Little Golden Books' value ranges from $1 to $25 Mint- condition first editions of the series that was originally published in 1942 bring the highest prices.

MARKET VALUE

March 17, 1996|By Ralph Kovel and Terry Kovel | Ralph Kovel and Terry Kovel,KING FEATURES

I've started collecting Little Golden Books that I read as a child. Many of them seem too new to be original. Is there some way I can tell if they are old?

The Western Publishing Co. has sold billions of Little Golden Books since it published the first dozen titles in 1942.

Some titles were published for many years. The most valuable is a first edition. Check the book's first two pages. There should be a string of letters. The letter on the far left shows the edition the book. An "A" on the far left indicates a first edition; a "B", a second edition; and so on.
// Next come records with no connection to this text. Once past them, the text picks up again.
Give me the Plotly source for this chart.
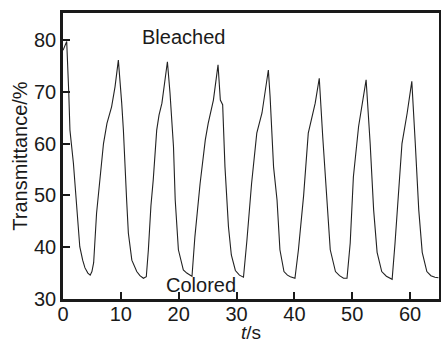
import plotly.graph_objects as go

# Transmittance (%) recorded over repeated bleach/colour switching cycles
time_s = [
    0.0, 0.3, 0.64, 1.0, 1.2, 1.8, 2.4, 2.9, 3.4, 3.8, 4.3, 4.7,
    5.0, 5.3, 5.8, 6.4, 7.0, 7.6, 8.4, 9.0, 9.57,
    10.15, 10.44, 11.0, 11.3, 11.9, 12.75, 13.3, 13.9, 14.4,
    14.76, 15.2, 15.6, 16.2, 16.6, 17.1, 17.6, 18.05,
    18.5, 19.1, 19.4, 19.95, 20.8, 21.4, 22.0, 22.3,
    22.8, 23.7, 24.6, 25.1, 26.0, 26.8,
    27.2, 27.6, 28.0, 28.6, 29.1, 29.8, 30.5, 31.2,
    31.8, 32.6, 33.5, 34.4, 35.5,
    35.8, 36.4, 37.0, 37.5, 38.2, 38.8, 39.3, 40.1,
    40.7, 41.6, 42.4, 43.6, 44.3,
    44.9, 45.6, 46.2, 47.1, 47.8, 48.5, 49.1,
    49.65, 50.2, 51.1, 51.7, 52.4,
    53.1, 53.7, 54.3, 55.1, 55.9, 56.5, 56.9,
    57.4, 58.0, 58.6, 59.5, 60.3,
    60.9, 61.5, 62.1, 62.9, 63.6, 64.3, 64.9,
]
transmittance = [
    78.0, 78.8, 79.7, 69.7, 62.6, 56.2, 46.5, 40.1, 37.5, 36.0, 35.0, 34.6,
    35.3, 37.0, 46.5, 53.0, 60.0, 63.9, 67.1, 71.0, 76.1,
    67.8, 62.6, 49.1, 42.7, 37.5, 35.3, 34.5, 34.0, 34.3,
    39.5, 48.0, 53.0, 62.6, 65.5, 67.8, 71.6, 75.8,
    69.7, 59.4, 49.1, 39.5, 35.6, 35.0, 34.6, 34.4,
    42.0, 52.3, 60.7, 63.9, 68.4, 75.2,
    68.4, 67.5, 55.5, 44.0, 38.5, 35.5, 34.6, 34.2,
    41.4, 52.3, 62.0, 65.9, 74.2,
    69.1, 55.5, 49.1, 39.5, 35.3, 34.6, 34.3, 34.0,
    39.5, 50.0, 62.0, 67.8, 72.6,
    61.3, 49.1, 39.5, 35.3, 34.5, 34.0, 34.0,
    40.8, 53.6, 63.3, 67.1, 72.3,
    60.0, 47.2, 39.0, 35.3, 34.4, 34.0, 33.8,
    40.8, 50.4, 60.0, 65.9, 72.0,
    60.0, 47.2, 39.0, 35.3, 34.5, 34.2, 34.1,
]

x_ticks = [0, 10, 20, 30, 40, 50, 60]
y_ticks = [30, 40, 50, 60, 70, 80]

FONT = "Liberation Sans, Arial, sans-serif"
INK = "#1a1a1a"

fig = go.Figure()
fig.add_trace(go.Scatter(
    x=time_s, y=transmittance, mode="lines",
    line=dict(color="#222222", width=1.1),
    showlegend=False, hoverinfo="skip",
))

fig.add_annotation(x=20.8, y=80.6, text="Bleached", showarrow=False,
                   font=dict(family=FONT, size=20, color=INK))
fig.add_annotation(x=23.8, y=32.7, text="Colored", showarrow=False,
                   font=dict(family=FONT, size=20, color=INK))

axis_common = dict(
    showgrid=False, zeroline=False, showline=True, mirror=True,
    linecolor=INK, linewidth=2.5, ticks="inside", ticklen=7,
    tickwidth=2, tickcolor=INK, automargin=False,
    tickfont=dict(family=FONT, size=20, color=INK),
)

fig.update_layout(
    width=441, height=343,
    margin=dict(l=63, r=2, t=13, b=44),
    paper_bgcolor="white", plot_bgcolor="white",
    xaxis=dict(range=[0, 65], tickvals=x_ticks, ticklabelstandoff=-5,
               title=dict(text="<i>t</i>/s", standoff=6,
                          font=dict(family=FONT, size=19, color=INK)),
               **axis_common),
    yaxis=dict(range=[30, 85.2], tickvals=y_ticks,
               title=dict(text="Transmittance/%", standoff=2,
                          font=dict(family=FONT, size=20, color=INK)),
               **axis_common),
)

fig.write_html("out.html")
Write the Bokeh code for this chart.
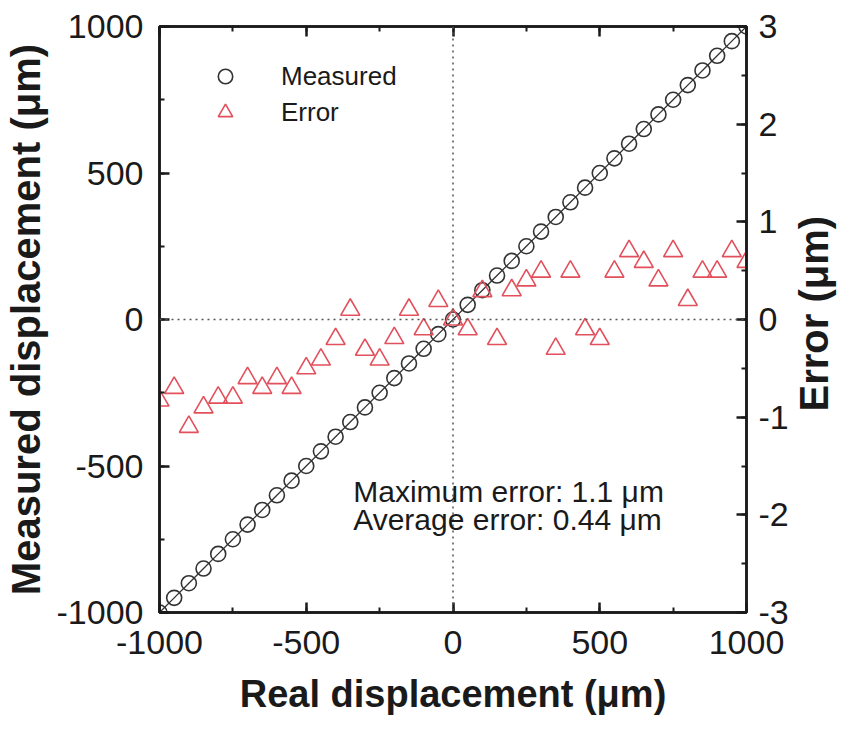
import math
from bokeh.plotting import figure
from bokeh.layouts import row
from bokeh.models import (LinearAxis, Range1d, SingleIntervalTicker, Span, Label,
                          Legend, LegendItem, PrintfTickFormatter)
from bokeh.core.properties import value
from bokeh.embed import file_html
from bokeh.resources import INLINE

# ---- data ----
real = [-1000, -950, -900, -850, -800, -750, -700, -650, -600, -550, -500,
        -450, -400, -350, -300, -250, -200, -150, -100, -50, 0,
        50, 100, 150, 200, 250, 300, 350, 400, 450, 500,
        550, 600, 650, 700, 750, 800, 850, 900, 950, 1000]
measured = [-1000, -950, -900, -850, -800, -750, -700, -650, -600, -550, -500,
            -450, -400, -350, -300, -250, -200, -150, -100, -50, 0,
            50, 100, 150, 200, 250, 300, 350, 400, 450, 500,
            550, 600, 650, 700, 750, 800, 850, 900, 950, 1000]
error = [-0.83, -0.70, -1.10, -0.90, -0.80, -0.80, -0.60, -0.70, -0.60, -0.70, -0.50,
         -0.41, -0.20, 0.10, -0.31, -0.41, -0.19, 0.10, -0.10, 0.19, 0.00,
         -0.10, 0.29, -0.20, 0.30, 0.40, 0.49, -0.30, 0.49, -0.10, -0.20,
         0.49, 0.70, 0.59, 0.40, 0.70, 0.20, 0.49, 0.49, 0.70, 0.59]
annot_lines = ["Maximum error: 1.1 \u03bcm", "Average error: 0.44 \u03bcm"]
right_title = "Error (\u03bcm)"

FONT = "Liberation Sans"
AX = "#1a1a1a"
RED = "#e2505c"

p = figure(frame_width=587, frame_height=586,
           x_range=Range1d(-1000, 1000), y_range=Range1d(-1000, 1000),
           output_backend="svg", toolbar_location=None,
           min_border_left=150, min_border_right=42,
           min_border_top=26, min_border_bottom=106,
           x_axis_location=None, y_axis_location=None)
p.extra_y_ranges = {"err": Range1d(-3, 3)}
p.xgrid.visible = False
p.ygrid.visible = False
p.outline_line_color = AX
p.outline_line_width = 2.5
p.background_fill_color = "white"
p.border_fill_color = "white"


def style(ax, label_size="34px", title_size="38px"):
    ax.axis_line_color = AX
    ax.axis_line_width = 2.5
    ax.major_tick_line_color = AX
    ax.major_tick_line_width = 2.5
    ax.minor_tick_line_color = AX
    ax.minor_tick_line_width = 2.0
    ax.major_tick_in = 10
    ax.major_tick_out = 0
    ax.minor_tick_in = 5
    ax.minor_tick_out = 0
    ax.formatter = PrintfTickFormatter(format="%d")
    ax.major_label_text_font = FONT
    ax.major_label_text_font_size = label_size
    ax.major_label_text_color = AX
    ax.axis_label_text_font = FONT
    ax.axis_label_text_font_size = title_size
    ax.axis_label_text_font_style = "bold"
    ax.axis_label_text_color = AX


xb = LinearAxis(ticker=SingleIntervalTicker(interval=500, num_minor_ticks=2),
                axis_label="Real displacement (\u03bcm)")
style(xb, title_size="38px")
xb.major_label_standoff = 18
xb.axis_label_standoff = 16
p.add_layout(xb, "below")

xt = LinearAxis(ticker=SingleIntervalTicker(interval=500, num_minor_ticks=2))
style(xt, "10px")
xt.major_label_text_color = None
xt.major_label_standoff = 0
p.add_layout(xt, "above")

yl = LinearAxis(ticker=SingleIntervalTicker(interval=500, num_minor_ticks=2),
                axis_label="Measured displacement (\u03bcm)")
style(yl, title_size="40px")
yl.major_label_standoff = 16
yl.axis_label_standoff = 6
p.add_layout(yl, "left")

yr = LinearAxis(y_range_name="err",
                ticker=SingleIntervalTicker(interval=1, num_minor_ticks=2))
style(yr)
yr.major_label_standoff = 12
p.add_layout(yr, "right")

for dim in ("height", "width"):
    p.add_layout(Span(location=0, dimension=dim, line_color="#555555",
                      line_width=1.5, line_dash="2 4"))

p.line(real, measured, line_color="#333333", line_width=1.3)
r_meas = p.scatter(real, measured, marker="circle", size=15, fill_color=None,
                   line_color="#333333", line_width=1.6)
r_err = p.scatter(real, error, y_range_name="err", marker="triangle", size=19,
                  fill_color=None, line_color=RED, line_width=1.6)

legend = Legend(items=[LegendItem(label="Measured", renderers=[r_meas]),
                       LegendItem(label="Error", renderers=[r_err])],
                location=(47, 482), glyph_width=38, glyph_height=36,
                spacing=0, padding=0, label_standoff=37,
                border_line_color=None, background_fill_alpha=0,
                label_text_font=FONT, label_text_font_size="26px",
                label_text_color=AX)
p.add_layout(legend, "center")

p.add_layout(Label(x=-340, y=-588, text=annot_lines[0], text_font=FONT,
                   text_font_size="30px", text_color=AX,
                   text_baseline="alphabetic"))
p.add_layout(Label(x=-340, y=-684, text=annot_lines[1], text_font=FONT,
                   text_font_size="30px", text_color=AX,
                   text_baseline="alphabetic"))

# narrow strip to the right holding the right-axis title (bottom-to-top)
p2 = figure(frame_width=50, frame_height=586,
            x_range=Range1d(0, 50), y_range=p.y_range,
            output_backend="svg", toolbar_location=None,
            min_border_left=0, min_border_right=0,
            min_border_top=26, min_border_bottom=106,
            x_axis_location=None, y_axis_location=None)
p2.xgrid.visible = False
p2.ygrid.visible = False
p2.outline_line_color = None
p2.text(x=[22], y=[20], text=[right_title], angle=math.pi / 2,
        text_align="center", text_baseline="middle",
        text_font=value(FONT), text_font_size="40px",
        text_font_style="bold", text_color=AX)

layout = row(p, p2, spacing=0)
open("out.html", "w").write(file_html(layout, INLINE))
The letters sometimes appear on the last page.

Little Golden Books printed after 1991 use Roman numerals to show the printing date. The letter "A" before the Roman numeral shows a first edition. The letter "R" means it's a much later edition.

Mint-condition first-edition books of the original dozen sell for $20 to $25. Most others sell from $1 to $10.

"T. Atwood" is branded into the bottom of my simple wooden chair. Can you tell me about it?

Thomas Atwood had a chair factory in Bedford, N.H., after 1819. By the 1830s he was making cabinets and other pieces. He worked for many years making sets of chairs. They often were sold in wholesale quantities.

I still have a wooden Flexible Flyer sled from when I was a kid in the 1950s. Is it worth anything?

Wooden sleds are becoming collectible. The best ones still have their lettering, decals and original paint.

Flexible Flyer sleds were made by the Allen Co. of Philadelphia. Other big names to look for are Ice Plane, Snow Plane and rTC Rocket Plane sleds by the Acme Manufacturing Co. of Emigsville, Pa.

Your sled is worth $25 to $100, depending on condition. Pre-World War II sleds sell for as much as $400.

I have a lady-head vase with no manufacturer's mark. The woman is wearing a hat, her lips are painted bright red and her eyes are downcast. She has a gloved hand raised to her face and is wearing a string of pearls. Does it have any value?

The style of the vase you describe was popular with many different makers. Unmarked lady heads sell for $35 to $60. Size, condition and design affect the value.